Goiânia - “Amor” (Amour, 2012) não é um filme fácil. Do tipo que a gente engole a seco e passa horas pensando sobre, ao deixar a sala de cinema, nos obriga a profundas – e temíveis – reflexões a respeito das relações humanas. Já havia lido críticas em jornais brasileiros e franceses e tinha mais ou menos em mente o que esperar. Mas o impacto final é infinitamente maior.
Georges e Anne são músicos aposentados, extremamente cultos e que desenvolveram uma enorme cumplicidade, ao longo de uma vida de paixão e muitas afinidades. Até que um dia, ela sofre um derrame e perde toda a autonomia, a identidade e a dignidade. A consciência se evanesce e resta apenas a lembrança da mulher elegante e inteligente que um dia existiu.

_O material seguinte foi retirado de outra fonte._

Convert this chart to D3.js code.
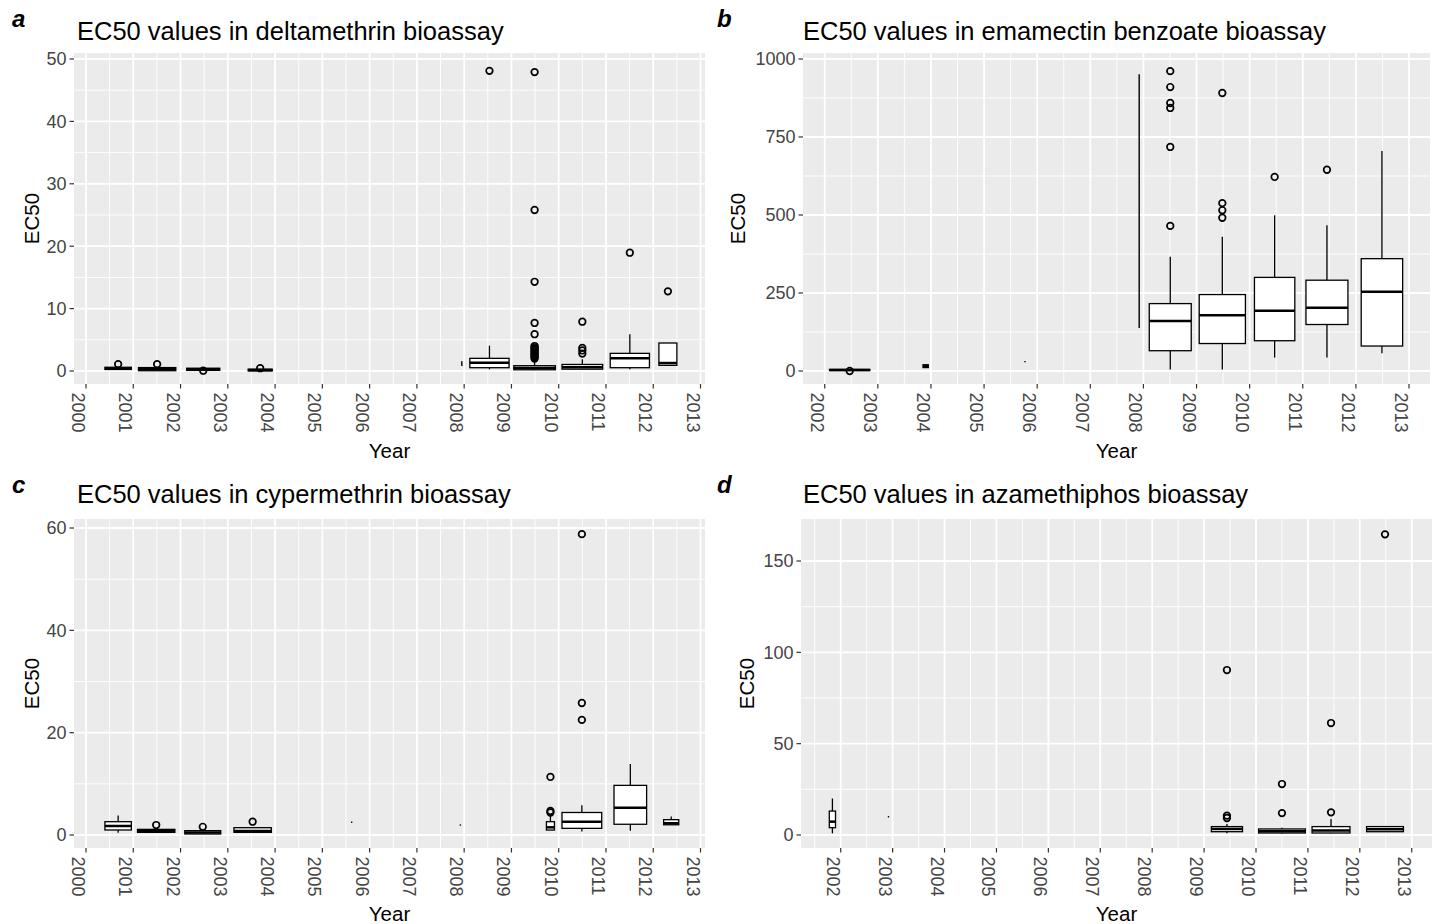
<!DOCTYPE html>
<html><head><meta charset="utf-8">
<script src="https://cdn.jsdelivr.net/npm/d3@7"></script>
<style>
body{margin:0;background:#fff;}
svg{display:block;font-family:"Liberation Sans",Arial,sans-serif;}
</style>
</head><body>
<svg id="chart" width="1436" height="924"></svg>
<script>
// ---------- Panel a: deltamethrin ----------
const deltaGroups  = [2001, 2002, 2003, 2004, 2008, 2009, 2010, 2011, 2012, 2013];
const deltaXmin    = [2000.40, 2001.11, 2002.13, 2003.43, 2007.95, 2008.12, 2009.05, 2010.07, 2011.09, 2012.12];
const deltaXmax    = [2000.96, 2001.90, 2002.83, 2003.94, 2007.95, 2008.95, 2009.93, 2010.93, 2011.92, 2012.50];
const deltaLow     = [0.20, 0.00, 0.05, 0.00, 0.90, 0.27, 0.15, 0.25, 0.27, 0.91];
const deltaQ1      = [0.25, 0.05, 0.10, 0.02, 0.95, 0.53, 0.20, 0.30, 0.53, 0.91];
const deltaMedian  = [0.40, 0.30, 0.30, 0.15, 1.20, 1.34, 0.50, 0.60, 2.03, 1.28];
const deltaQ3      = [0.60, 0.55, 0.45, 0.30, 1.45, 2.03, 0.85, 1.05, 2.83, 4.49];
const deltaHigh    = [0.70, 0.60, 0.50, 0.35, 1.50, 4.06, 1.50, 1.90, 5.90, 4.49];
const deltaOutliers = [[1.1], [1.1], [0.05], [0.45], [], [48.1],
  [47.9, 25.8, 14.3, 7.7, 5.9, 4.0, 3.8, 3.6, 3.4, 3.2, 3.0, 2.8, 2.6, 2.4, 2.2, 2.0],
  [7.9, 3.7, 3.3, 2.8], [18.96], [12.77]];
const deltaYTicks = [0, 10, 20, 30, 40, 50];
const deltaXTicks = [2000, 2001, 2002, 2003, 2004, 2005, 2006, 2007, 2008, 2009, 2010, 2011, 2012, 2013];

// ---------- Panel b: emamectin benzoate ----------
const emaGroups   = [2003, 2004, 2006, 2008, 2009, 2010, 2011, 2012, 2013];
const emaXmin     = [2002.09, 2003.85, 2005.77, 2007.92, 2008.11, 2009.05, 2010.09, 2011.06, 2012.10];
const emaXmax     = [2002.85, 2003.95, 2005.77, 2007.92, 2008.90, 2009.92, 2010.85, 2011.85, 2012.88];
const emaLow      = [1.5, 10, 30, 140, 5, 5, 43, 43, 57];
const emaQ1       = [1.5, 11, 30, 140, 65, 88, 97, 149, 80];
const emaMedian   = [3, 15, 30, 500, 160, 179, 193, 203, 254];
const emaQ3       = [5, 20, 30, 949, 216, 245, 300, 291, 360];
const emaHigh     = [6, 21, 30, 949, 366, 430, 499, 467, 705];
const emaOutliers = [[0], [], [], [], [961, 910, 859, 843, 718, 465], [891, 538, 515, 491], [622], [645], []];
const emaYTicks = [0, 250, 500, 750, 1000];
const emaXTicks = [2002, 2003, 2004, 2005, 2006, 2007, 2008, 2009, 2010, 2011, 2012, 2013];

// ---------- Panel c: cypermethrin ----------
const cyperGroups   = [2001, 2002, 2003, 2004, 2006, 2008, 2010, 2011, 2012, 2013];
const cyperXmin     = [2000.40, 2001.09, 2002.09, 2003.13, 2005.62, 2007.92, 2009.74, 2010.07, 2011.17, 2012.22];
const cyperXmax     = [2000.96, 2001.88, 2002.85, 2003.92, 2005.62, 2007.92, 2009.91, 2010.91, 2011.86, 2012.54];
const cyperLow      = [0.46, 0.50, 0.20, 0.50, 2.5, 1.95, 0.97, 0.70, 0.85, 2.0];
const cyperQ1       = [0.98, 0.52, 0.20, 0.52, 2.5, 1.95, 0.97, 1.30, 2.10, 2.0];
const cyperMedian   = [1.76, 0.80, 0.50, 0.80, 2.5, 1.95, 1.50, 2.60, 5.35, 2.3];
const cyperQ3       = [2.60, 1.10, 0.85, 1.43, 2.5, 1.95, 2.60, 4.40, 9.70, 3.0];
const cyperHigh     = [3.80, 1.20, 0.90, 1.50, 2.5, 1.95, 3.80, 5.80, 13.9, 3.6];
const cyperOutliers = [[], [1.95], [1.6], [2.6], [], [], [11.35, 4.7, 4.4], [58.8, 25.8, 22.5], [], []];
const cyperYTicks = [0, 20, 40, 60];
const cyperXTicks = [2000, 2001, 2002, 2003, 2004, 2005, 2006, 2007, 2008, 2009, 2010, 2011, 2012, 2013];

// ---------- Panel d: azamethiphos ----------
const azaGroups   = [2002, 2003, 2010, 2011, 2012, 2013];
const azaXmin     = [2001.78, 2002.92, 2009.14, 2010.05, 2011.08, 2012.13];
const azaXmax     = [2001.90, 2002.92, 2009.74, 2010.95, 2011.81, 2012.84];
const azaLow      = [0.9, 10, 0.9, 0.8, 0.8, 1.8];
const azaQ1       = [4.0, 10, 1.8, 1.1, 1.1, 1.8];
const azaMedian   = [7.3, 10, 3.3, 2.0, 2.4, 3.1];
const azaQ3       = [13.1, 10, 4.6, 3.3, 4.6, 4.6];
const azaHigh     = [20, 10, 6.0, 4.0, 8.8, 4.6];
const azaOutliers = [[], [], [90.3, 10.6, 9.3], [27.9, 12.0], [61.3, 12.4], [164.6]];
const azaYTicks = [0, 50, 100, 150];
const azaXTicks = [2002, 2003, 2004, 2005, 2006, 2007, 2008, 2009, 2010, 2011, 2012, 2013];

// ---------- layout (pixels) & scale limits ----------
const panels = [
  {letter: "a", title: "EC50 values in deltamethrin bioassay",
   rect: {x0: 74, x1: 705, y0: 53, y1: 384}, xDomain: [1999.746, 2013.095], yDomain: [-2.08, 50.96],
   xTicks: deltaXTicks, yTicks: deltaYTicks,
   xmin: deltaXmin, xmax: deltaXmax, low: deltaLow, q1: deltaQ1, med: deltaMedian, q3: deltaQ3, high: deltaHigh, out: deltaOutliers,
   letterPos: [12, 27], titlePos: [77, 40], yLabX: 32, xLabY: 458},
  {letter: "b", title: "EC50 values in emamectin benzoate bioassay",
   rect: {x0: 803, x1: 1430, y0: 53, y1: 384}, xDomain: [2001.591, 2013.395], yDomain: [-41.7, 1019.2],
   xTicks: emaXTicks, yTicks: emaYTicks,
   xmin: emaXmin, xmax: emaXmax, low: emaLow, q1: emaQ1, med: emaMedian, q3: emaQ3, high: emaHigh, out: emaOutliers,
   letterPos: [717, 27], titlePos: [803, 40], yLabX: 738, xLabY: 458},
  {letter: "c", title: "EC50 values in cypermethrin bioassay",
   rect: {x0: 74, x1: 705, y0: 519, y1: 848}, xDomain: [1999.746, 2013.095], yDomain: [-2.54, 61.76],
   xTicks: cyperXTicks, yTicks: cyperYTicks,
   xmin: cyperXmin, xmax: cyperXmax, low: cyperLow, q1: cyperQ1, med: cyperMedian, q3: cyperQ3, high: cyperHigh, out: cyperOutliers,
   letterPos: [12, 493], titlePos: [77, 503], yLabX: 32, xLabY: 921},
  {letter: "d", title: "EC50 values in azamethiphos bioassay",
   rect: {x0: 801, x1: 1432, y0: 519, y1: 848}, xDomain: [2001.235, 2013.39], yDomain: [-7.12, 173.0],
   xTicks: azaXTicks, yTicks: azaYTicks,
   xmin: azaXmin, xmax: azaXmax, low: azaLow, q1: azaQ1, med: azaMedian, q3: azaQ3, high: azaHigh, out: azaOutliers,
   letterPos: [717, 493], titlePos: [803, 503], yLabX: 747, xLabY: 921}
];

const svg = d3.select("#chart");
const tickLen = 4.5;

panels.forEach((p, pi) => {
  const r = p.rect;
  const xs = d3.scaleLinear().domain(p.xDomain).range([r.x0, r.x1]);
  const ys = d3.scaleLinear().domain(p.yDomain).range([r.y1, r.y0]);
  const g = svg.append("g");

  g.append("rect").attr("x", r.x0).attr("y", r.y0).attr("width", r.x1 - r.x0).attr("height", r.y1 - r.y0)
    .attr("fill", "#EBEBEB");

  const xMinor = [];
  const xStep = p.xTicks[1] - p.xTicks[0];
  [p.xTicks[0] - xStep / 2, ...p.xTicks.map(t => t + xStep / 2)].forEach(v => {
    if (v > p.xDomain[0] && v < p.xDomain[1]) xMinor.push(v);
  });
  const yMinor = [];
  const yStep = p.yTicks[1] - p.yTicks[0];
  [p.yTicks[0] - yStep / 2, ...p.yTicks.map(t => t + yStep / 2)].forEach(v => {
    if (v > p.yDomain[0] && v < p.yDomain[1]) yMinor.push(v);
  });
  g.selectAll(".xminor").data(xMinor).join("line")
    .attr("x1", d => xs(d)).attr("x2", d => xs(d)).attr("y1", r.y0).attr("y2", r.y1)
    .attr("stroke", "#fff").attr("stroke-width", 0.9);
  g.selectAll(".yminor").data(yMinor).join("line")
    .attr("x1", r.x0).attr("x2", r.x1).attr("y1", d => ys(d)).attr("y2", d => ys(d))
    .attr("stroke", "#fff").attr("stroke-width", 0.9);
  g.selectAll(".xmajor").data(p.xTicks).join("line")
    .attr("x1", d => xs(d)).attr("x2", d => xs(d)).attr("y1", r.y0).attr("y2", r.y1)
    .attr("stroke", "#fff").attr("stroke-width", 1.8);
  g.selectAll(".ymajor").data(p.yTicks).join("line")
    .attr("x1", r.x0).attr("x2", r.x1).attr("y1", d => ys(d)).attr("y2", d => ys(d))
    .attr("stroke", "#fff").attr("stroke-width", 1.8);

  const clipId = "clip" + pi;
  svg.append("clipPath").attr("id", clipId).append("rect")
    .attr("x", r.x0).attr("y", r.y0).attr("width", r.x1 - r.x0).attr("height", r.y1 - r.y0);
  const marks = g.append("g").attr("clip-path", `url(#${clipId})`);

  p.xmin.forEach((xm, i) => {
    const xc = (xm + p.xmax[i]) / 2;
    const px0 = xs(xm), px1 = xs(p.xmax[i]), pxc = xs(xc);
    const b = marks.append("g");
    b.append("line").attr("x1", pxc).attr("x2", pxc).attr("y1", ys(p.q3[i])).attr("y2", ys(p.high[i]))
      .attr("stroke", "#000").attr("stroke-width", 1.3);
    b.append("line").attr("x1", pxc).attr("x2", pxc).attr("y1", ys(p.q1[i])).attr("y2", ys(p.low[i]))
      .attr("stroke", "#000").attr("stroke-width", 1.3);
    if (px1 - px0 < 1) {
      b.append("line").attr("x1", pxc).attr("x2", pxc).attr("y1", ys(p.q3[i])).attr("y2", ys(p.q1[i]))
        .attr("stroke", "#000").attr("stroke-width", 1.4).attr("stroke-linecap", "square");
    } else {
      b.append("rect").attr("x", px0).attr("y", ys(p.q3[i]))
        .attr("width", px1 - px0).attr("height", Math.max(0.01, ys(p.q1[i]) - ys(p.q3[i])))
        .attr("fill", "#fff").attr("stroke", "#000").attr("stroke-width", 1.3);
      b.append("line").attr("x1", px0).attr("x2", px1).attr("y1", ys(p.med[i])).attr("y2", ys(p.med[i]))
        .attr("stroke", "#000").attr("stroke-width", 2.5);
    }
    b.selectAll("circle").data(p.out[i]).join("circle")
      .attr("cx", pxc).attr("cy", d => ys(d)).attr("r", 3.3)
      .attr("fill", "none").attr("stroke", "#000").attr("stroke-width", 1.7);
  });

  g.selectAll(".xt").data(p.xTicks).join("line")
    .attr("x1", d => xs(d)).attr("x2", d => xs(d)).attr("y1", r.y1).attr("y2", r.y1 + tickLen)
    .attr("stroke", "#333").attr("stroke-width", 1.2);
  g.selectAll(".yt").data(p.yTicks).join("line")
    .attr("x1", r.x0 - tickLen).attr("x2", r.x0).attr("y1", d => ys(d)).attr("y2", d => ys(d))
    .attr("stroke", "#333").attr("stroke-width", 1.2);

  g.selectAll(".xl").data(p.xTicks).join("text")
    .attr("transform", d => `translate(${xs(d)},${r.y1 + tickLen + 4}) rotate(90)`)
    .attr("dy", 14).attr("text-anchor", "start")
    .attr("font-size", 18).attr("fill", "#444").text(d => d);
  g.selectAll(".yl").data(p.yTicks).join("text")
    .attr("x", r.x0 - tickLen - 3).attr("y", d => ys(d)).attr("dy", "0.35em")
    .attr("text-anchor", "end").attr("font-size", 18).attr("fill", "#444").text(d => d);

  g.append("text").attr("x", (r.x0 + r.x1) / 2).attr("y", p.xLabY).attr("text-anchor", "middle")
    .attr("font-size", 20.5).attr("fill", "#000").text("Year");
  g.append("text").attr("transform", `translate(${p.yLabX},${(r.y0 + r.y1) / 2}) rotate(-90)`)
    .attr("dy", "0.35em").attr("text-anchor", "middle").attr("font-size", 20.5).attr("fill", "#000").text("EC50");

  g.append("text").attr("x", p.titlePos[0]).attr("y", p.titlePos[1]).attr("font-size", 25.5)
    .attr("fill", "#000").text(p.title);
  g.append("text").attr("x", p.letterPos[0]).attr("y", p.letterPos[1]).attr("font-size", 24)
    .attr("font-weight", "bold").attr("font-style", "italic").attr("fill", "#000").text(p.letter);
});
</script>
</body></html>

O marido passa, então, a ser completamente responsável pela sobrevivência da esposa. Dá remédios, banho, comida, troca de roupa. Sobretudo, ele assiste perplexo à transformação da companheira numa pessoa completamente dependente. Presencia, impotente, a ação do tempo e das doenças sobre o corpo e a mente de Anne, minando qualquer possibilidade de tê-la como era antes.
Até que ponto somos capazes de suportar a fragilidade do outro e continuar demonstrando nossa dedicação e amor, em tom quase devocional, como acontece no caso de Georges? Estamos preparados para, diante de uma surpresa do destino, abrir mão do sonho de caminhar lado a lado de um companheiro e termos de conduzi-lo em nossos braços, pois suas pernas já não o sustentam mais?
“Amor” trata da fragilidade física e mental, mas a reflexão também pode se estender às fissuras emocionais do outro. Constatar que ele não é tão forte, decidido e sereno como imaginávamos é um susto. Percebê-lo absolutamente vulnerável, perdido, desesperançoso, não apenas por alguns momentos, mas por longos períodos, é doloroso e complicado.
A complicação é ainda maior quando comparamos nossos relacionamentos ao ideal de amor vigente em nossa sociedade fast food e consumista. Queremos um parceiro pronto, inteiro e resolvido, porque nos ensinaram que ele não pode dar trabalho nem preocupações, somente alegria e prazer. Não há espaço para dúvidas, angústias ou limitações. Se o outro não corresponde a essa idealização, deve ser descartado.
Mas é aí, justamente aí, que reside o mistério disso que chamamos de amor. Quando o encontro acontece de verdade, quando é genuíno e real, não conseguimos simplesmente “descartar” quem não se enquadra às nossas expectativas. E se ele sofre, sofremos junto. Se desce ao inferno, vamos de acompanhante, dispostos a queimar com ele em meio às labaredas.
É o “querer estar preso por vontade”, o “cuidar que se ganha em se perder”, de que Camões falava. É o sacrifício que fazemos, não por altruísmo ou elevação espiritual, mas porque não há como ser diferente. O ser tão frágil e dependente faz parte de nós, sua felicidade passa a ser fator condicionante da nossa. Sem o seu sorriso, nosso semblante é triste. Sem sua esperança, somos mais sombrios.
Se o outro precisa de nós, não podemos deixá-lo à deriva, porque seria como nos abandonarmos. Seu bem-estar torna-se o nosso próprio. Por mais exaustivo, triste e frustrante que pareça, é um caminho sem volta. Estamos irremediavelmente fadados a nos importar com quem amamos. “Quando não estás aqui, sinto falta de mim mesmo”. Renato Russo disse tudo.